In an exclusive interview with The Tico Times at the Dutch Embassy office in Oficentro Ejecutivo La Sabana, in western San José the eve of April 30, the Dutch national holiday to celebrate the birthday of Queen Beatrix of the Netherlands (who was actually born in January but celebrates her birthday on her mother’s birth date because of the warmer weather in April), Blankhart discussed the evolution of Costa Rican-Dutch relations and her personal passion for diplomatic relations and travel that has driven her across the globe.
In the past 20 years, the investment climate, which is “always good here,” has drawn a number of Dutch investors to Costa Rica that form part of a Dutch community of approximately 2,000 members, Blankhart explained.
Members of this community are mostly involved in tourism, agriculture and the ornamental plant industry, which, along with fruit (particularly pineapple, cantaloupe, and watermelon) and electronics (mainly computer chips produced by Intel de Costa Rica), form part of the country’s major exports to the Netherlands, according to Ronald Goldberg, head of the commercial department and press and cultural affairs at the embassy.I ts imports include super gasoline, medicine, and metals.
Blankhart warned that despite Costa Rica’s attractiveness to investors, neighboring Panama, with advantages such as excellent roads, poses a challenge for Costa Rica’s new administration, which must strive to maintain the country’s high standards.

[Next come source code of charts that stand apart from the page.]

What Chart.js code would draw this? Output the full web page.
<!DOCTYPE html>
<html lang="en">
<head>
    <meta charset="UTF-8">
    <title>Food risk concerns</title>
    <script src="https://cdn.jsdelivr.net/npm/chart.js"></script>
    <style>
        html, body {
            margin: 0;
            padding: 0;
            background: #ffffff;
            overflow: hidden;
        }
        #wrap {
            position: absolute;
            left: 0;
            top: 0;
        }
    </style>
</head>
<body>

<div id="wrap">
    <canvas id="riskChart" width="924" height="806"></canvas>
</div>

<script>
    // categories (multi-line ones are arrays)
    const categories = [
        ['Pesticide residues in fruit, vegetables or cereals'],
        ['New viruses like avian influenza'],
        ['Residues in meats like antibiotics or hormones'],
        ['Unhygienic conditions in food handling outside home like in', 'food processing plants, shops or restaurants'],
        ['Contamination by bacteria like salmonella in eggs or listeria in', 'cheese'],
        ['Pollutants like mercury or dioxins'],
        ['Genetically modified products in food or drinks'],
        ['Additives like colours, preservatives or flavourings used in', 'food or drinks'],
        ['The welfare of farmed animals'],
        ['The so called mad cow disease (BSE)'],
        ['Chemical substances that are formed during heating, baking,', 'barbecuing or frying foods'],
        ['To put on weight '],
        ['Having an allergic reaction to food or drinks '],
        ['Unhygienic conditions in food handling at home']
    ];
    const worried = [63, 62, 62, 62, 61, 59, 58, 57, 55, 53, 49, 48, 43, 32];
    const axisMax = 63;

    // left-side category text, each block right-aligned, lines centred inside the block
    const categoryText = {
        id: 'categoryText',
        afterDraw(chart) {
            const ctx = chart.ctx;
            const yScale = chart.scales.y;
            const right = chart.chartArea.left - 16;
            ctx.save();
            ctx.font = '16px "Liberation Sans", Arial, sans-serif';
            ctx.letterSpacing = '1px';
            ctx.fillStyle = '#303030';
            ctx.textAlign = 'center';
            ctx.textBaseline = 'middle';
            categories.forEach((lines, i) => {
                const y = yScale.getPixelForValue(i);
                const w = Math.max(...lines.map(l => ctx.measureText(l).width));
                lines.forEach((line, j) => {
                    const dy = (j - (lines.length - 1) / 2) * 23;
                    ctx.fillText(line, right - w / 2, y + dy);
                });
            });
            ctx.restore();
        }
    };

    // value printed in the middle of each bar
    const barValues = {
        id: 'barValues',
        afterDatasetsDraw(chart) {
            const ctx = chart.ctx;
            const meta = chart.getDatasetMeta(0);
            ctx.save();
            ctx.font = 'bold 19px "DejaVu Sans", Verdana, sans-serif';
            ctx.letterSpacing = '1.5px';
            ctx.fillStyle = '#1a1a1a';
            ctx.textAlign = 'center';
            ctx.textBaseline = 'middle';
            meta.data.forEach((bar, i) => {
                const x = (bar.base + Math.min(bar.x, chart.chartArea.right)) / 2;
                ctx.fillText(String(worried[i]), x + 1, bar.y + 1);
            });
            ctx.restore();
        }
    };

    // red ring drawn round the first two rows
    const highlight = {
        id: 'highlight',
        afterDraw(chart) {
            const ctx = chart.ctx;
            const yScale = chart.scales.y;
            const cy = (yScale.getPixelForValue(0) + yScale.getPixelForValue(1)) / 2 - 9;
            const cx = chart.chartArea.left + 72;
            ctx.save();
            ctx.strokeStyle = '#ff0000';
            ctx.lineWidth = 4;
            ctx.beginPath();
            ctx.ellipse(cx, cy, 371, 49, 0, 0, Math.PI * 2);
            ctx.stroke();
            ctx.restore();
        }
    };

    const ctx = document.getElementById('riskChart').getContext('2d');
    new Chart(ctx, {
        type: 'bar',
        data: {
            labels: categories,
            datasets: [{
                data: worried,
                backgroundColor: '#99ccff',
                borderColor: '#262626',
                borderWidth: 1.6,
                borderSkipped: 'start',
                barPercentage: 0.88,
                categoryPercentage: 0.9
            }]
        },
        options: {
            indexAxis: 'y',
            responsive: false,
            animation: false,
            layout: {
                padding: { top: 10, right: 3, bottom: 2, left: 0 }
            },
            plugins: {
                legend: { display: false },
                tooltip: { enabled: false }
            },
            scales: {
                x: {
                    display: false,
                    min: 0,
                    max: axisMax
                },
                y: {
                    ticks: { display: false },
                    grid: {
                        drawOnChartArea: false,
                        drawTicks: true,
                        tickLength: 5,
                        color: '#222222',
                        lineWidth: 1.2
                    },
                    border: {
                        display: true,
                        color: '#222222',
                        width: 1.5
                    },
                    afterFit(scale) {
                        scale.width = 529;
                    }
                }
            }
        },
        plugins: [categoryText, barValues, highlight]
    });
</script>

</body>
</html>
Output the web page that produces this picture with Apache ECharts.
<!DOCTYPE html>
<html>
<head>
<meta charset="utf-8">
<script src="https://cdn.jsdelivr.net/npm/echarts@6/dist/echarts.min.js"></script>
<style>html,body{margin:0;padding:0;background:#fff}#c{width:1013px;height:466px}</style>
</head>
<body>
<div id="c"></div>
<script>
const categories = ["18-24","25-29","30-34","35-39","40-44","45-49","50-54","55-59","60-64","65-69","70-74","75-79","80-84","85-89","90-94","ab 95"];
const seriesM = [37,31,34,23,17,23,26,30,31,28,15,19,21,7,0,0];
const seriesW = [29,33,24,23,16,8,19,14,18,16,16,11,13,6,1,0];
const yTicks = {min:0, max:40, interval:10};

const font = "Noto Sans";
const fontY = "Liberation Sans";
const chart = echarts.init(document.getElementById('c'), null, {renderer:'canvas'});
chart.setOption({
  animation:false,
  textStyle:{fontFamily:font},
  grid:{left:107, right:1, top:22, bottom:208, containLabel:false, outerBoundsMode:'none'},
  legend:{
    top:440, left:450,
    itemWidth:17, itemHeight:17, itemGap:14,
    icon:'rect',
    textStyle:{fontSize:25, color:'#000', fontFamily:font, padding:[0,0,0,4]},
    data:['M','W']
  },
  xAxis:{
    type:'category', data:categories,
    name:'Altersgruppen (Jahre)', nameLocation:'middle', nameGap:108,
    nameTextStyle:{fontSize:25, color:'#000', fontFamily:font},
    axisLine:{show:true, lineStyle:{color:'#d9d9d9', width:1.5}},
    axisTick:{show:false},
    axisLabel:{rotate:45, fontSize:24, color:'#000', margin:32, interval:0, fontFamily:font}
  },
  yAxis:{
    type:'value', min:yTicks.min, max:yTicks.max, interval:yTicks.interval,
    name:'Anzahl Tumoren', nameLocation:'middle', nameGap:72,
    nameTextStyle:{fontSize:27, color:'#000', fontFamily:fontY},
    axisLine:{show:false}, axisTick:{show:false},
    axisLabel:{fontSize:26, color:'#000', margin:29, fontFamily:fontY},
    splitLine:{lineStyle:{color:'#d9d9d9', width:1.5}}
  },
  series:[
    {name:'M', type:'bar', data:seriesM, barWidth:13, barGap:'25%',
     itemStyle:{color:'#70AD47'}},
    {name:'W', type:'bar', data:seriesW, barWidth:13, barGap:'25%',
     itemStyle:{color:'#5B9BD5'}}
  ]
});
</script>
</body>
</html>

She said the issue of income disparities within Costa Rica – where the richer classes have become richer while the poor remain sunk at the bottom – is another challenge for the new administration of President Oscar Arias, who took office last week (TT, May 12).
The ambassador, who has been involved in foreign relations since 1983, when she joined the Dutch Ministry of Foreign Relations and specialized in conflict prevention, moved here last year with her husband Yke Berkouwer and daughter Sarah, who is nearly 16, from her previous post as ambassador in Sri Lanka.

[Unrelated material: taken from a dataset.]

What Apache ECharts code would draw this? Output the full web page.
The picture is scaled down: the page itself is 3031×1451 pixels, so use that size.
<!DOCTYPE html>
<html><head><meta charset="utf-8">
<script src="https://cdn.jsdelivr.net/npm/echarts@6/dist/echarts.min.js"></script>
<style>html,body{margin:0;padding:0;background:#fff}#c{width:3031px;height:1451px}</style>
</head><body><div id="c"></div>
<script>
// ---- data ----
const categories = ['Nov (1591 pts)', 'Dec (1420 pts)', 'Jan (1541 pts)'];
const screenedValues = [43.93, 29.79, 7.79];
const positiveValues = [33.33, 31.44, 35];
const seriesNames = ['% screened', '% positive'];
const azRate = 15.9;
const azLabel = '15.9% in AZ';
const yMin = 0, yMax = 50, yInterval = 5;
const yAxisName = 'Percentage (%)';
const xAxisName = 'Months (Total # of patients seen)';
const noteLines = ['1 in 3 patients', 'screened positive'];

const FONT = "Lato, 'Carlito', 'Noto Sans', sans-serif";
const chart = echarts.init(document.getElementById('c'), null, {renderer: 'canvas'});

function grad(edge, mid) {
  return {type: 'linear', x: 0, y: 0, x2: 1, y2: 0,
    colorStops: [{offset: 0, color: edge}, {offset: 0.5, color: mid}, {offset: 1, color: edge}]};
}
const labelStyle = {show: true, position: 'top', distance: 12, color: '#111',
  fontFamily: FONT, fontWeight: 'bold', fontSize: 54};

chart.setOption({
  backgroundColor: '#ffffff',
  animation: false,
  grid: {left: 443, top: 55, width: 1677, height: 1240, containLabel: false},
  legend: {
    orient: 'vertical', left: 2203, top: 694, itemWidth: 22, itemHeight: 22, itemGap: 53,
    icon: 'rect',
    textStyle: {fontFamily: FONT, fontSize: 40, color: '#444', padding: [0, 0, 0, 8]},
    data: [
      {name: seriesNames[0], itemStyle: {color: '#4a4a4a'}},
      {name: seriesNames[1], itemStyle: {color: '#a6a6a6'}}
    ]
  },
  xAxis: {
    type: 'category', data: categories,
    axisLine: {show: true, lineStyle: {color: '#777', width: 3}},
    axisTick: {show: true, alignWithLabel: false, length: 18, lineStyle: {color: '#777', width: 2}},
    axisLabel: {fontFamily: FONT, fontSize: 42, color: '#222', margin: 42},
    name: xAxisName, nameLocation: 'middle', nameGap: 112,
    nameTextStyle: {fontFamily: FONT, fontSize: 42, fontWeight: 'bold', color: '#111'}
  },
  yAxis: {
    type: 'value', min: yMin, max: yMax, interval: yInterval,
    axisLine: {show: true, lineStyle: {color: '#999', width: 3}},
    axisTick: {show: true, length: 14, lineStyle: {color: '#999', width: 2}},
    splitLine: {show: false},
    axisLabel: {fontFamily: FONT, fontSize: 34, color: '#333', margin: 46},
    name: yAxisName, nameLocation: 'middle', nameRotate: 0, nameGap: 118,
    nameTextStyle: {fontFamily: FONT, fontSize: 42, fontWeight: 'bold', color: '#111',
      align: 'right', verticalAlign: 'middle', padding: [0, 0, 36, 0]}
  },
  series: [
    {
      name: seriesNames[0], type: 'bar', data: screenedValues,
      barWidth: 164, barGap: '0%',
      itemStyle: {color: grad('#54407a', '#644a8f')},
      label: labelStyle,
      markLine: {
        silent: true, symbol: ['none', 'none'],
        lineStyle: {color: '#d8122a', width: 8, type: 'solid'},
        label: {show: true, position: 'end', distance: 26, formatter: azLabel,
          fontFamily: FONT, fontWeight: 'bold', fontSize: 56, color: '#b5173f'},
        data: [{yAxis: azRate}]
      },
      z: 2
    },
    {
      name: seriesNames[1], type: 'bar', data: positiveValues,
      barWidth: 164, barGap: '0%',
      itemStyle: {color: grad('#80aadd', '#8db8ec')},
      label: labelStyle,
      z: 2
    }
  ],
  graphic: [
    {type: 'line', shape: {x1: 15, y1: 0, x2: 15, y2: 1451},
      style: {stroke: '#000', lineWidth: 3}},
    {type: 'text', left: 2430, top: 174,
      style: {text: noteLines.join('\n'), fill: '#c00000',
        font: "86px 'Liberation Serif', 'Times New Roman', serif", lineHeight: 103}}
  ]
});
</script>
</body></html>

Blankhart has two sons, Meskes, 24, and Stign, 21, who live in Amsterdam, where she has an apartment that she enjoys going back to for visits.

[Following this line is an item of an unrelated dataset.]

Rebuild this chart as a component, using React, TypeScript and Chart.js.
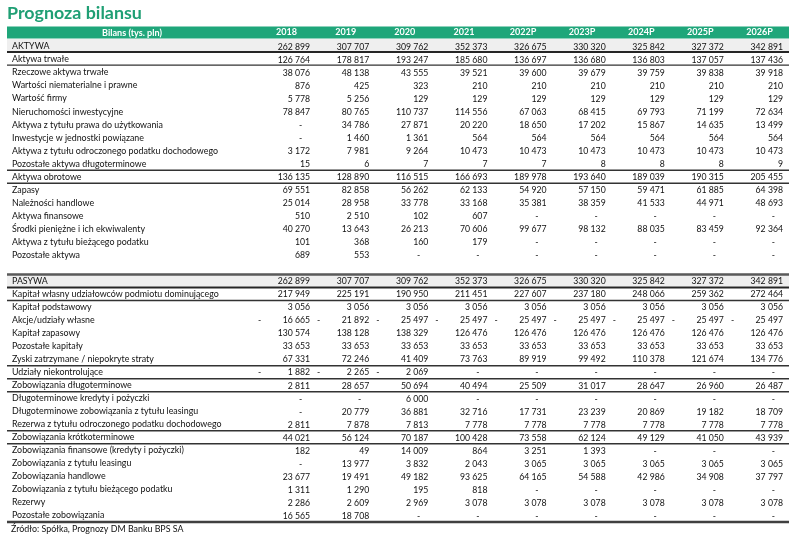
import React, { useEffect, useRef } from 'react';
import { Chart, registerables } from 'chart.js';

Chart.register(...registerables);

const TITLE = 'Prognoza bilansu';
const HEADER = 'Bilans (tys. pln)';
const SOURCE = 'Źródło: Spółka, Prognozy DM Banku BPS SA';

const years = ['2018', '2019', '2020', '2021', '2022P', '2023P', '2024P', '2025P', '2026P'];

const rowLabels = [
  'AKTYWA',
  'Aktywa trwałe',
  'Rzeczowe aktywa trwałe',
  'Wartości niematerialne i prawne',
  'Wartość firmy',
  'Nieruchomości inwestycyjne',
  'Aktywa z tytułu prawa do użytkowania',
  'Inwestycje w jednostki powiązane',
  'Aktywa z tytułu odroczonego podatku dochodowego',
  'Pozostałe aktywa długoterminowe',
  'Aktywa obrotowe',
  'Zapasy',
  'Należności handlowe',
  'Aktywa finansowe',
  'Środki pieniężne i ich ekwiwalenty',
  'Aktywa z tytułu bieżącego podatku',
  'Pozostałe aktywa',
  '',
  'PASYWA',
  'Kapitał własny udziałowców podmiotu dominującego',
  'Kapitał podstawowy',
  'Akcje/udziały własne',
  'Kapitał zapasowy',
  'Pozostałe kapitały',
  'Zyski zatrzymane / niepokryte straty',
  'Udziały niekontrolujące',
  'Zobowiązania długoterminowe',
  'Długoterminowe kredyty i pożyczki',
  'Długoterminowe zobowiązania z tytułu leasingu',
  'Rezerwa z tytułu odroczonego podatku dochodowego',
  'Zobowiązania krótkoterminowe',
  'Zobowiązania finansowe (kredyty i pożyczki)',
  'Zobowiązania z tytułu leasingu',
  'Zobowiązania handlowe',
  'Zobowiązania z tytułu bieżącego podatku',
  'Rezerwy',
  'Pozostałe zobowiązania',
];

// null = "-" in the table
const v2018 = [262899, 126764, 38076, 876, 5778, 78847, null, null, 3172, 15, 136135, 69551, 25014, 510, 40270, 101, 689, null, 262899, 217949, 3056, -16665, 130574, 33653, 67331, -1882, 2811, null, null, 2811, 44021, 182, null, 23677, 1311, 2286, 16565];
const v2019 = [307707, 178817, 48138, 425, 5256, 80765, 34786, 1460, 7981, 6, 128890, 82858, 28958, 2510, 13643, 368, 553, null, 307707, 225191, 3056, -21892, 138128, 33653, 72246, -2265, 28657, null, 20779, 7878, 56124, 49, 13977, 19491, 1290, 2609, 18708];
const v2020 = [309762, 193247, 43555, 323, 129, 110737, 27871, 1361, 9264, 7, 116515, 56262, 33778, 102, 26213, 160, null, null, 309762, 190950, 3056, -25497, 138329, 33653, 41409, -2069, 50694, 6000, 36881, 7813, 70187, 14009, 3832, 49182, 195, 2969, null];
const v2021 = [352373, 185680, 39521, 210, 129, 114556, 20220, 564, 10473, 7, 166693, 62133, 33168, 607, 70606, 179, null, null, 352373, 211451, 3056, -25497, 126476, 33653, 73763, null, 40494, null, 32716, 7778, 100428, 864, 2043, 93625, 818, 3078, null];
const v2022P = [326675, 136697, 39600, 210, 129, 67063, 18650, 564, 10473, 7, 189978, 54920, 35381, null, 99677, null, null, null, 326675, 227607, 3056, -25497, 126476, 33653, 89919, null, 25509, null, 17731, 7778, 73558, 3251, 3065, 64165, null, 3078, null];
const v2023P = [330320, 136680, 39679, 210, 129, 68415, 17202, 564, 10473, 8, 193640, 57150, 38359, null, 98132, null, null, null, 330320, 237180, 3056, -25497, 126476, 33653, 99492, null, 31017, null, 23239, 7778, 62124, 1393, 3065, 54588, null, 3078, null];
const v2024P = [325842, 136803, 39759, 210, 129, 69793, 15867, 564, 10473, 8, 189039, 59471, 41533, null, 88035, null, null, null, 325842, 248066, 3056, -25497, 126476, 33653, 110378, null, 28647, null, 20869, 7778, 49129, null, 3065, 42986, null, 3078, null];
const v2025P = [327372, 137057, 39838, 210, 129, 71199, 14635, 564, 10473, 8, 190315, 61885, 44971, null, 83459, null, null, null, 327372, 259362, 3056, -25497, 126476, 33653, 121674, null, 26960, null, 19182, 7778, 41050, null, 3065, 34908, null, 3078, null];
const v2026P = [342891, 137436, 39918, 210, 129, 72634, 13499, 564, 10473, 9, 205455, 64398, 48693, null, 92364, null, null, null, 342891, 272464, 3056, -25497, 126476, 33653, 134776, null, 26487, null, 18709, 7778, 43939, null, 3065, 37797, null, 3078, null];

const columns = [v2018, v2019, v2020, v2021, v2022P, v2023P, v2024P, v2025P, v2026P];

// styling
const shadedRows = [0, 18];
const ruleLines: [number, number, string][] = [
  [1, 2, '#262626'],
  [2, 1.2, '#333333'],
  [10, 1.5, '#333333'],
  [11, 1.5, '#333333'],
  [18, 2.5, '#5a5a5a'],
  [19, 2, '#262626'],
  [20, 1.5, '#333333'],
  [25, 1.5, '#333333'],
  [26, 1.5, '#333333'],
  [27, 1.5, '#333333'],
  [30, 1.5, '#333333'],
  [31, 1.5, '#333333'],
  [37, 2.5, '#404040'],
];

const FAMILY = 'Lato, "Open Sans", sans-serif';
const GREEN = '#1fa67a';
const TITLE_GREEN = '#1f9f74';
const TEXT = '#111111';

function fitSize(text: string, weight: string, target: number) {
  const c = document.createElement('canvas').getContext('2d')!;
  c.font = `${weight} 20px ${FAMILY}`;
  return (20 * target) / c.measureText(text).width;
}

function fmt(n: number) {
  return Math.abs(n).toString().replace(/\B(?=(\d{3})+(?!\d))/g, ' ');
}

export default function App() {
  const ref = useRef<HTMLCanvasElement>(null);

  useEffect(() => {
    const labelSize = fitSize('Aktywa z tytułu odroczonego podatku dochodowego', 'normal', 206);
    const numSize = fitSize('262 899', 'normal', 32.5);
    const headSize = fitSize('2018', 'bold', 21);
    const titleSize = fitSize(TITLE, 'bold', 135);

    const cells: { x: string; y: string; v: number | null }[] = [];
    years.forEach((yr, c) => {
      columns[c].forEach((v, r) => {
        if (rowLabels[r] !== '') cells.push({ x: yr, y: rowLabels[r], v });
      });
    });

    const tablePlugin = {
      id: 'tablePlugin',
      beforeDraw(chart: any) {
        const { ctx } = chart;
        const xs = chart.scales.x;
        const ys = chart.scales.y;
        const left = 7;
        const right = xs.right;
        const rowH = (ys.bottom - ys.top) / rowLabels.length;
        ctx.save();
        ctx.fillStyle = TITLE_GREEN;
        ctx.font = `bold ${titleSize}px ${FAMILY}`;
        ctx.textAlign = 'left';
        ctx.textBaseline = 'alphabetic';
        ctx.fillText(TITLE, 7, 18.5);

        ctx.fillStyle = GREEN;
        ctx.fillRect(left, 26.5, right - left, 12);
        ctx.fillStyle = '#ffffff';
        ctx.font = `bold ${headSize}px ${FAMILY}`;
        ctx.textAlign = 'center';
        ctx.textBaseline = 'middle';
        ctx.fillText(HEADER, (left + xs.left) / 2, 32.7);

        ctx.fillStyle = '#efefef';
        for (const r of shadedRows) {
          const y = ys.getPixelForValue(r);
          ctx.fillRect(left, y - rowH / 2 - 1, right - left, rowH);
        }
        ctx.restore();
      },
      afterDraw(chart: any) {
        const { ctx } = chart;
        const xs = chart.scales.x;
        const ys = chart.scales.y;
        const left = 7;
        const right = xs.right;
        const rowH = (ys.bottom - ys.top) / rowLabels.length;
        const colW = (xs.right - xs.left) / years.length;
        ctx.save();
        for (const [b, w, col] of ruleLines) {
          const y = ys.top + b * rowH - (b === 1 || b === 2 ? 1 : 0);
          ctx.strokeStyle = col;
          ctx.lineWidth = w;
          ctx.beginPath();
          ctx.moveTo(left, y);
          ctx.lineTo(right, y);
          ctx.stroke();
        }
        const meta = chart.getDatasetMeta(0);
        const data = chart.data.datasets[0].data as any[];
        ctx.fillStyle = TEXT;
        ctx.font = `${numSize}px ${FAMILY}`;
        ctx.textBaseline = 'middle';
        meta.data.forEach((el: any, i: number) => {
          const v = data[i].v;
          const cx = el.x;
          const cy = el.y + 0.5;
          const cellR = cx + colW / 2 - 6;
          const cellL = cx - colW / 2 + 1;
          if (v === null || v === undefined) {
            ctx.textAlign = 'right';
            ctx.fillText('-', cellR - 8, cy);
          } else {
            ctx.textAlign = 'right';
            ctx.fillText(fmt(v), cellR, cy);
            if (v < 0) {
              ctx.textAlign = 'left';
              ctx.fillText('-', cellL, cy);
            }
          }
        });
        ctx.fillStyle = TEXT;
        ctx.font = `${labelSize}px ${FAMILY}`;
        ctx.textAlign = 'left';
        ctx.fillText(SOURCE, 11, 529.5);
        ctx.restore();
      },
    };

    const chart = new Chart(ref.current!, {
      type: 'scatter',
      data: {
        datasets: [
          {
            data: cells as any,
            pointRadius: 0,
            pointHoverRadius: 0,
            showLine: false,
          },
        ],
      },
      options: {
        responsive: false,
        animation: false,
        devicePixelRatio: 1,
        events: [],
        layout: { padding: { left: 12, right: 11, top: 25, bottom: 16 } },
        plugins: {
          legend: { display: false },
          tooltip: { enabled: false },
          title: { display: false },
        },
        scales: {
          x: {
            type: 'category',
            labels: years,
            position: 'top',
            offset: true,
            grid: { display: false, drawTicks: false },
            border: { display: false },
            ticks: {
              autoSkip: false,
              maxRotation: 0,
              color: '#ffffff',
              padding: 2,
              font: { family: FAMILY, size: headSize, weight: 'bold' },
            },
            afterFit: (s: any) => {
              s.height = 15;
            },
          },
          y: {
            type: 'category',
            labels: rowLabels,
            position: 'left',
            offset: true,
            grid: { display: false, drawTicks: false },
            border: { display: false },
            ticks: {
              autoSkip: false,
              crossAlign: 'far',
              color: TEXT,
              padding: 0,
              font: { family: FAMILY, size: labelSize },
            },
            afterFit: (s: any) => {
              s.width = 245;
            },
          },
        },
      } as any,
      plugins: [tablePlugin],
    });
    return () => chart.destroy();
  }, []);

  return (
    <canvas
      ref={ref}
      width={800}
      height={538}
      style={{ position: 'absolute', left: 0, top: 0, display: 'block' }}
    />
  );
}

“Cycling here is a bit different,” she said, explaining that rather than practicing it as a form of transportation, as in Holland, in Costa Rica she cycles for pleasure in the mountains of Escazú on weekends.
Ambassador Blankhart has enjoyed a lifetime of living abroad, since her childhood days when her father’s job as a doctor in medical development aid took her family from Indonesia to Egypt.
A social geography graduate from the Free University in Amsterdam, Blankhart stayed rooted in the Netherlands for some years for family reasons after joining the Dutch Ministry of Foreign Relations.
“For some children it is difficult to move from one place to another,” she explained.
However, as general director of conflict prevention and human rights, she traveled frequently, supervising work in Afghanistan, Rwanda, North Korea and Somalia.
Although she confesses she is still struggling with her Spanish, Blankhart said she accepted her post in Costa Rica because she had never before worked in Latin America.
As ambassador for four Central American countries, this year Blankhart has already traveled twice to Panama, and once to Honduras, El Salvador and Mexico.
“I like traveling and being busy, and I have a good, competent staff,” she said of the embassy staff of 21 mostly Dutch employees.
In line with the ambassador’s efforts to strengthen business ties with Costa Rica, a business attaché from the embassy represented the Netherlands at this week’s II European Union Business Conference in San José, entitled “The European Union: Your Business Partner” (see separate article).
Also, because the Netherlands is celebrating Rembrandt year to honor the 400th anniversary of the world famous painter’s birth, the embassy is planning discussions and exhibitions in Costa Rica, though no dates have been set.
Other activities sponsored by the embassy include an annual fair at the National Biodiversity Institute (INBio) that includes tulip exhibitions, Dutch cheese samplings and the sale of Dutch products. This year’s fair was held earlier this month.